16. However, the plea of adverse possession assumes importance in the present case because the defendant is in possession for the last about 22 years and the origin of possession is not known.
17. Here Mr. Maheshwari pointed out that their Lordships of the PC in Arunachallam Chetty v. Venkatachaleapathi Guruswamigal ILR 43 Madras 253 has observed as under:
With regard to the second point mentioned, namely, that the possession by the Chetties has not been adverse to the 'gurukkal' their Lordships fail to understand on what the difficulty of the Court below rests. Here was possession, not as in right of the gurukkal, but as in the Chetties' own right, with all the incidents of possession, namely, the purchase of lands, the borrowing on lands, the erection of buildings, the letting of holdings, the making payments to the priest for his support and spiritual services, the keeping of the village accounts. The mahant was presumably aware of these transactions, extending now in his own time for over half a century, yet the first real challenge thereof appears to be the institution of this suit itself. This is a very ordinary case of possession nec vi nec clan nec possaris. The person now claiming to be owner has stood by while others continued to possess not by any derivative title but in practical contravention of his alleged rights. The law does not require that the claimant to ownership must, in such circumstances, be shown to have protested that his rights were being violated, and that the possession went on adversely to his protest. In short their Lordships cannot agree with the legal view upon this subject of possession adopted by the Court below.
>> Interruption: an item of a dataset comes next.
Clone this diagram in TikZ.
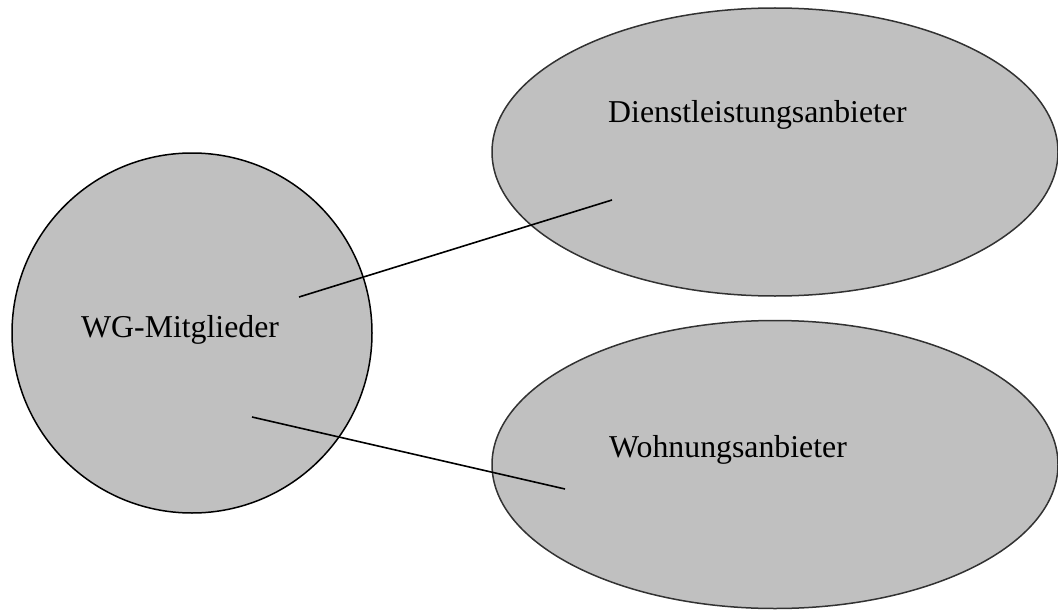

18. Mr. Shishodia confronted with the above submitted that in the Arunachallam Chetty's case (supra) the facts were wholly different. There were several acts hostile e.g. purchase of land borrowing on lands, erection of buildings, letting of holdings, making payment to the priests and keeping of village accounts, by the Chetties and yet the Mahant who was aware of these transactions for about half a century did not challenge them.
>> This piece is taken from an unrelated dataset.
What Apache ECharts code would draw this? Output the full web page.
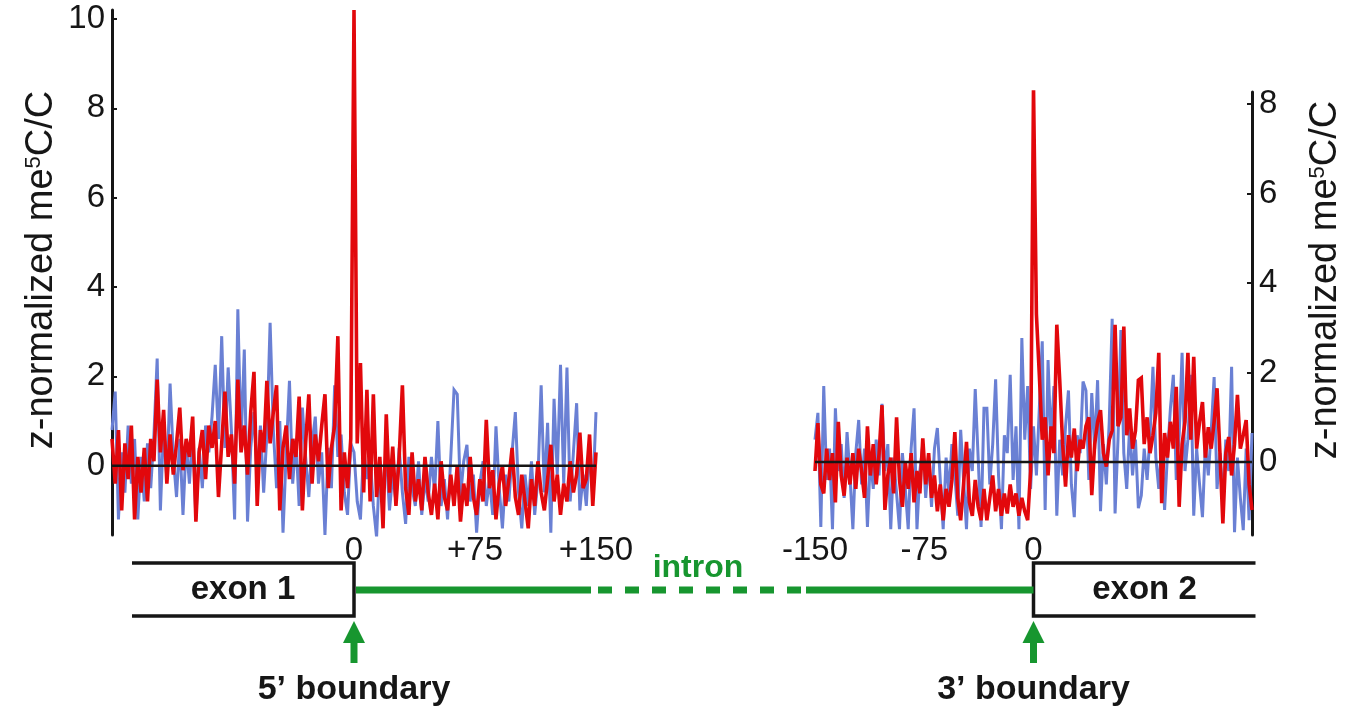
<!DOCTYPE html>
<html><head><meta charset="utf-8">
<script src="https://cdn.jsdelivr.net/npm/echarts@6/dist/echarts.min.js"></script>
<style>html,body{margin:0;padding:0;background:#fff}#c{width:1358px;height:711px}</style>
</head><body><div id="c"></div>
<script>
// positions (bp) relative to each boundary, sampled every 2 bp
const positions = [];
for (let p = -150; p <= 150; p += 2) positions.push(p);

// 5' boundary panel (left)
const blue5 = [
 0.8,1.66,-1.2,0.3,-0.6,0.9,-0.4,0.6,-1.2,0.2,
 -0.8,0.5,-0.5,0.7,2.4,-1.0,0.9,-0.3,1.84,0.2,
 -0.7,0.6,-1.1,0.5,-0.4,0.8,-1.2,0.4,-0.5,0.9,
 0.3,1.1,2.26,0.6,2.9,0.4,2.2,0.8,-1.2,3.5,
 0.5,2.6,-1.25,0.4,1.2,-0.3,0.9,-0.6,0.7,3.2,
 0.8,-0.5,1.0,-1.5,0.3,1.9,-0.4,0.6,-0.9,1.3,
 0.2,-0.7,0.5,1.1,-0.4,0.3,-1.55,0.4,-0.5,1.8,
 0.2,0.7,-0.6,-1.1,0.5,0.3,-0.8,-1.2,0.4,-0.3,
 0.2,-0.9,-1.6,0.1,-0.7,0.3,-1.0,-0.2,-0.8,0.4,
 -0.6,-1.3,0.2,-0.5,-0.9,0.1,-1.1,-0.3,-0.8,0.2,
 -0.6,1.0,-0.9,-0.3,-1.2,0.2,1.7,1.6,-0.7,0.1,
 0.47,-0.8,-0.2,-1.5,-0.4,0.1,-0.9,-0.3,-1.1,0.88,
 -0.5,-1.4,-0.2,-0.8,0.3,1.2,-0.6,-1.4,-0.2,-0.9,
 0.1,-1.1,-0.3,1.8,-0.6,0.96,-1.5,1.5,-0.2,2.26,
 -0.4,2.2,-0.8,0.3,1.4,-1.0,-0.2,-0.9,0.4,-0.7,1.2
];
const red5 = [
 0.6,-0.4,0.8,-1.0,0.5,-0.3,0.9,-1.2,0.2,-0.6,
 0.4,-0.8,0.6,0.1,1.93,0.3,1.25,-0.4,0.7,-0.2,
 0.5,1.3,-0.1,0.6,0.2,1.1,-1.25,0.3,0.8,-0.3,
 0.9,0.4,1.0,-0.7,0.5,1.66,0.2,0.7,-0.4,1.93,
 0.3,0.9,-0.2,1.2,2.1,-0.9,0.8,0.3,1.9,0.5,
 1.2,1.8,-1.0,0.4,0.9,-0.3,0.6,0.2,1.55,-1.0,
 0.5,1.6,-0.4,0.7,0.1,0.9,1.6,-0.5,0.4,0.9,
 2.9,-1.0,0.3,-0.5,0.6,10.2,0.5,2.3,-0.6,1.7,
 -0.8,1.6,-0.7,0.2,-1.4,1.15,-0.6,0.43,-0.9,0.2,
 1.8,-0.5,-1.1,0.3,-0.8,-0.3,-1.0,0.2,-0.6,-1.1,
 -0.4,-1.2,0.1,-0.7,-1.0,-0.2,-0.9,0.0,-1.25,-0.4,
 -0.9,0.2,-0.7,-1.1,-0.3,-0.8,1.03,-0.5,-0.1,-1.2,
 -0.4,0.0,-0.9,-0.3,0.4,-0.7,-1.1,-0.2,-0.8,-1.4,
 -0.3,-0.9,0.1,-0.6,-1.0,-0.3,0.47,-0.8,-0.2,-1.1,
 -0.4,-0.8,0.1,-0.6,-0.2,0.74,-0.5,-0.3,0.7,-0.9,0.3
];
// 3' boundary panel (right)
const blue3 = [
 0.5,1.1,-1.45,1.7,-0.4,0.3,-1.5,1.2,-0.2,0.4,
 -0.8,0.67,-0.3,-1.5,0.2,0.94,-0.5,0.3,-1.45,0.1,
 -0.6,0.5,-0.3,1.3,-0.2,0.4,-1.5,0.1,-0.7,-1.5,
 0.2,-0.6,-1.5,0.3,1.2,-1.5,-0.2,0.4,-0.8,0.1,
 -1.0,0.3,0.76,-0.4,-1.5,0.1,-0.7,0.4,-0.3,-1.2,
 0.72,-0.4,-1.5,0.3,-0.2,1.63,0.1,-1.45,1.2,1.2,
 -0.5,0.4,1.85,-0.3,-1.5,0.6,0.2,1.95,-0.4,0.8,
 -1.5,2.77,0.5,1.7,-0.6,0.8,-0.3,1.2,2.7,-1.07,
 2.28,0.4,1.7,-1.2,0.5,-0.3,0.8,1.6,-0.5,-1.23,
 0.6,0.2,1.8,1.6,-0.4,1.54,0.3,1.83,-1.1,0.4,
 -0.5,0.9,3.2,-1.15,0.5,2.95,0.2,-0.6,0.8,-0.3,
 0.5,-1.03,-0.75,0.3,-0.4,0.6,2.13,0.1,-0.6,0.4,
 -1.07,0.2,1.2,1.95,-0.4,0.6,2.44,-0.2,0.5,1.95,
 -1.2,0.3,-0.5,-1.23,0.4,-0.3,0.7,1.9,-0.6,0.2,
 -0.9,0.5,-0.2,2.13,-1.57,0.1,-0.8,-1.52,0.3,-1.3,0.65
];
const red3 = [
 -0.2,0.87,-0.5,-0.7,0.3,-0.4,0.2,-0.9,0.9,-0.3,
 -0.75,0.1,-0.5,0.2,-0.6,0.3,-0.2,-0.8,0.8,-0.3,
 0.4,-0.5,0.2,1.27,-1.07,-0.3,0.1,-0.7,1.0,-0.4,
 -1.0,0.0,-0.6,0.2,-0.9,-0.2,-0.7,0.53,-0.5,0.2,
 -0.8,-0.3,-1.1,-0.5,-1.3,-0.6,-1.0,-0.4,0.67,-0.8,
 -1.3,-0.5,0.45,-0.9,-1.2,-0.4,-1.0,-1.3,-0.6,-1.3,
 -0.8,-0.3,-1.1,-0.6,-1.2,-0.7,-1.15,-0.5,-1.0,-0.7,
 -1.2,-0.8,-1.1,-1.3,-0.2,8.4,3.3,1.95,0.5,1.0,
 -0.3,0.8,0.2,3.07,1.83,0.4,-0.55,0.6,0.1,0.75,
 -0.2,0.5,0.3,0.8,1.0,-0.74,0.4,0.9,1.16,0.2,
 -0.1,0.5,0.7,3.07,0.8,1.0,3.03,0.6,1.2,0.3,
 0.7,1.83,1.88,0.4,1.0,0.2,0.6,1.1,2.44,-0.92,
 0.65,0.1,0.9,0.3,1.68,-1.0,0.4,0.9,2.44,0.5,
 2.35,0.3,0.9,1.34,0.1,0.78,0.3,0.9,1.65,0.2,
 -1.37,0.2,0.56,-0.3,0.4,1.5,0.3,0.6,0.94,-0.5,-1.07
];

// tick values / labels
const xTicks5 = [0, 75, 150];
const xTicks3 = [-150, -75, 0];
const yTicks5 = [0, 2, 4, 6, 8, 10];
const yTicks3 = [0, 2, 4, 6, 8];
const zeroLine = [-150, 150];

const FONT = 'Liberation Sans, Arial, Helvetica, sans-serif';
const BLUE = '#6a80d4';
const RED = '#e2080c';
const GREEN = '#17962f';
const INK = '#161616';

const pair = (arr) => positions.map((p, i) => [p, arr[i]]);

const chart = echarts.init(document.getElementById('c'), null, {renderer: 'canvas'});

function xAxisCfg(grid, ticks) {
  return {
    gridIndex: grid, type: 'value', min: -150, max: 150,
    axisLine: {show: false}, axisTick: {show: false}, splitLine: {show: false},
    axisLabel: {
      customValues: ticks, margin: -1,
      formatter: v => (v > 0 ? '+' + v : '' + v),
      fontSize: 33, color: INK, fontFamily: FONT
    }
  };
}
function yAxisCfg(grid, min, max, ticks, pos) {
  return {
    gridIndex: grid, type: 'value', min: min, max: max, position: pos,
    axisLine: {show: true, onZero: false, lineStyle: {color: INK, width: 3}},
    axisTick: {show: true, inside: true, length: 5, customValues: ticks, lineStyle: {color: INK, width: 2}},
    axisLabel: {customValues: ticks, margin: 7, fontSize: 33, color: INK, fontFamily: FONT},
    splitLine: {show: false}
  };
}
function lineSeries(xi, arr, color, w) {
  return {
    type: 'line', xAxisIndex: xi, yAxisIndex: xi, data: pair(arr),
    showSymbol: false, symbol: 'none', lineStyle: {color: color, width: w, join: 'miter', miterLimit: 4},
    itemStyle: {color: color}, silent: true
  };
}
function zeroSeries(xi) {
  return {
    type: 'line', xAxisIndex: xi, yAxisIndex: xi, data: zeroLine.map(v => [v, 0]),
    showSymbol: false, symbol: 'none', lineStyle: {color: INK, width: 2.5}, silent: true, z: 5
  };
}

chart.setOption({
  animation: false,
  backgroundColor: '#fff',
  grid: [
    {left: 112, top: 10, width: 484, height: 525},
    {left: 815, top: 92, width: 437, height: 443}
  ],
  xAxis: [xAxisCfg(0, xTicks5), xAxisCfg(1, xTicks3)],
  yAxis: [yAxisCfg(0, -1.55, 10.2, yTicks5, 'left'), yAxisCfg(1, -1.63, 8.27, yTicks3, 'right')],
  series: [
    lineSeries(0, blue5, BLUE, 3), lineSeries(0, red5, RED, 3.6),
    lineSeries(1, blue3, BLUE, 3), lineSeries(1, red3, RED, 3.6),
    zeroSeries(0), zeroSeries(1)
  ]
});

// gene-structure diagram aligned to the two boundaries (x = 0 of each panel)
const x5 = chart.convertToPixel({xAxisIndex: 0}, 0);
const x3 = chart.convertToPixel({xAxisIndex: 1}, 0);
const topY = 563, botY = 616, midY = 590, exonW = 222;
const lineS = {stroke: INK, lineWidth: 3.5};
const g = [];
// exon 1
g.push({type: 'polyline', shape: {points: [[x5 - exonW, topY], [x5, topY], [x5, botY], [x5 - exonW, botY]]}, style: Object.assign({fill: null}, lineS)});
g.push({type: 'text', x: x5 - exonW / 2, y: midY, style: {text: 'exon 1', font: 'bold 33px ' + FONT, fill: INK, align: 'center', verticalAlign: 'middle'}});
// exon 2
g.push({type: 'polyline', shape: {points: [[x3 + exonW, topY], [x3, topY], [x3, botY], [x3 + exonW, botY]]}, style: Object.assign({fill: null}, lineS)});
g.push({type: 'text', x: x3 + exonW / 2, y: midY, style: {text: 'exon 2', font: 'bold 33px ' + FONT, fill: INK, align: 'center', verticalAlign: 'middle'}});
// intron
g.push({type: 'line', shape: {x1: x5 + 2, y1: midY, x2: 591, y2: midY}, style: {stroke: GREEN, lineWidth: 7}});
g.push({type: 'line', shape: {x1: 598, y1: midY, x2: 806, y2: midY}, style: {stroke: GREEN, lineWidth: 7, lineDash: [14, 13]}});
g.push({type: 'line', shape: {x1: 806, y1: midY, x2: x3, y2: midY}, style: {stroke: GREEN, lineWidth: 7}});
g.push({type: 'text', x: 698, y: 568, style: {text: 'intron', font: 'bold 32px ' + FONT, fill: GREEN, align: 'center', verticalAlign: 'middle'}});
// arrows + labels
[[x5, '5\u2019 boundary'], [x3, '3\u2019 boundary']].forEach(([x, t]) => {
  g.push({type: 'rect', shape: {x: x - 3.5, y: 640, width: 7, height: 23}, style: {fill: GREEN}});
  g.push({type: 'polygon', shape: {points: [[x, 621], [x - 11, 643], [x + 11, 643]]}, style: {fill: GREEN}});
  g.push({type: 'text', x: x, y: 690, style: {text: t, font: 'bold 34px ' + FONT, fill: INK, align: 'center', verticalAlign: 'middle'}});
});
// axis titles
const titleRich = {sup: {fontSize: 22, verticalAlign: 'top', fontFamily: FONT, fill: INK}};
[[42, 270], [1326, 280]].forEach(([x, y]) => {
  g.push({type: 'text', x: x, y: y, rotation: Math.PI / 2,
    style: {text: 'z-normalized me{sup|5}C/C', rich: titleRich, fontSize: 38, fontFamily: FONT, fill: INK, align: 'center', verticalAlign: 'middle'}});
});
chart.setOption({graphic: g});
</script>
</body></html>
19. In these circumstances, their Lordships observed that the person now claiming to be owner stood by while others continued to be in possession not by any derivation of title but in clear contravention of his alleged rights.
20. In the present case a peculiar feature of the case is that though the plaintiff came out with the case that he was in possession for 45 years and it was only 2-3 years earlier to the filing of the suit that the possession was given but both the courts have found that the defendant was in possession before the execution of the gift deed. I am inclined to attach importance to these circumstances because if the defendant was in possession at the time the gift-deed was executed in favour of the plaintiff by their mother, it was expected that the plaintiff would assert her title and not remain silent. It is true that both were sisters but the fact that the further was required to make the gift in favour of one inspite of possession by the other sister goes to show that so far as the rights of the property are concerned they were certainly not reconciled to each other. In this context the long period of 22 years assumes great importance though ordinarily mere possession of 22 years would not have been sufficient and ripen in adverse possession in this context. Another feature of the case is that the defendant made construction of a wall as evidenced by the statement of Ganga DW 4 by constructing one wall and Chanda at a cost of Rs. 200/- and Rs. 300/- that Mr. Shishodia pointed out that this construction was made only a few years back as per the evidence of DW 3. It was pointed out that DW 3 has stated that Chanda was constructed about 1 or 2 years. Be that as it may, the fact remains that when the whole dispute is about one room and the valuation of the suit itself was Rs. 200/-, the construction, made by the defendant costing about Rs. 200/- to Rs. 300/- in the shape of a wall or a Chanda cannot be called as insignificant, immaterial or of minor nature. This has to be viewed from the background that the defendant has remained in continuous undisturbed open possession of this room for 22 years beginning from the time when even the plaintiff was not the owner and even after the plaintiff became owner in 1947 by a gift she continued in her undisturbed possession in the same manner for all the period. The plaintiff, therefore, stood and remained a silent spectator to this possession for 22 years and, therefore, in the peculiar facts and circumstances of this case it will have to be held that the possession was adverse continuously for a period of 12 years and more.
21. In this view of the matter I am inclined to uphold the finding of both the lower courts though slightly on different grounds as in my view the proposition of law relied upon by the lower court is not correct because once the plaintiff proved the title, it is for the defendants to prove under Article 65 of the New Limitation Act that defendant was in adverse possession for 12 years.
22. Consequently, the appeal is dismissed with out any orders as to costs.